There is also clearly much diversity of opinion within the IPCC. In his latest book James Lovelock said he was shocked to hear that the IPCC had reached a 'consensus'. This is not a word from the scientific world, which deals with probabilities, but from diplomacy and politics. Previous IPCC predictions have been overly optimistic for sea level rise and most dramatically Arctic sea ice melt, as you'd expect from a committee of hopeful human beings. Actual measurement is proving to be worse than the models, which cannot hope to match the complexity of the climate system.
The questions now are: By how much? When? And will we see a more linear temperature rise or will it be much more erratic, with a steep rise in temperature over a relatively short period of time as positive feedbacks kick in.
For his book Lovelock created a simple model stripped back of the complexities of the IPCC models, but focusing more on how the biosphere is linked to the climate through negative and positive feedbacks, that he says the IPCC models don't fully consider. At first, as CO2 emissions rise, the system resists the perturbation through negative feedback but as concentrations reach 400ppm signs of instability appear then suddenly between 400 and 500ppm there is a 5 degree rise in temperature as the model moves into a new state, when positive feedback overtakes negative. After this even a cut in concentration to 280ppm does not result in a temperature drop. The model also shows that before the final jump the climate becomes briefly cooler again.
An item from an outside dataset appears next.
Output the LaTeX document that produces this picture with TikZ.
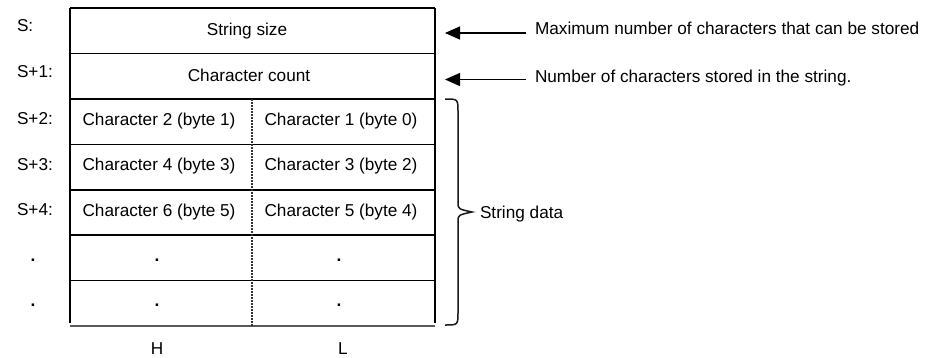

There's obviously a lot of uncertainty in his model so the figures won't be exact but the overall trend could well be correct. Some may think James Lovelock an eccentric old man, but has been proved right many times in the past and as an nonagenarian with no kids he is not blinded by hope, just tells it how he sees it.
It didn't take long for the lemming side of you to show, suggesting mass suicide in the face of human ugliness (incidentally, however, they say that, if anyone, it will be the rodents who will survive).
Among the many fatalists arguing along these lines I remember reading something by someone (I am not the encyclopaedic reader you appear to be) who was in favour not only of atomic energy but of locking ourselves into big cities and leaving the rest of the planet to itself. It was all a bit ironic, but, contrary to most Christians, he did believe that this place is not there for us and should be left alone. Simply to be.
It all makes me sad and gloomy and feel bad about being a human. There is no innocence in our race.
Depressingly, I agree with you both. The world won't miss us - except perhaps with a shudder.
You do know a species only needs forty individuals to have a viable gene pool don't you? The species will be fine. It is civilisation that will collapse. So we go back to punching deer to death for a few generations while we wait for society to reinvent the drive-thru, it's hardly worth getting worked up about.
I didn't know that. Do we get to pick these forty?
Geneticists have worked out that in the past, 100,000 years ago or something, the human population dropped to about 200. We very nearly became extinct.
I don't think the vole should get to choose. We might need a librarian though, the ratio of books to people will go up considerably.
Excellent. Roll on the extinction.
OK. So the world becomes a wasteland and the rabbits take over. But if the world is a wasteland, then there is no 'functional land' to define the wasteland against. Therefore, everything reverts to 'land'. Therefore, even in my area, house prices stabilize. Whoopee. No nasty neighbours either.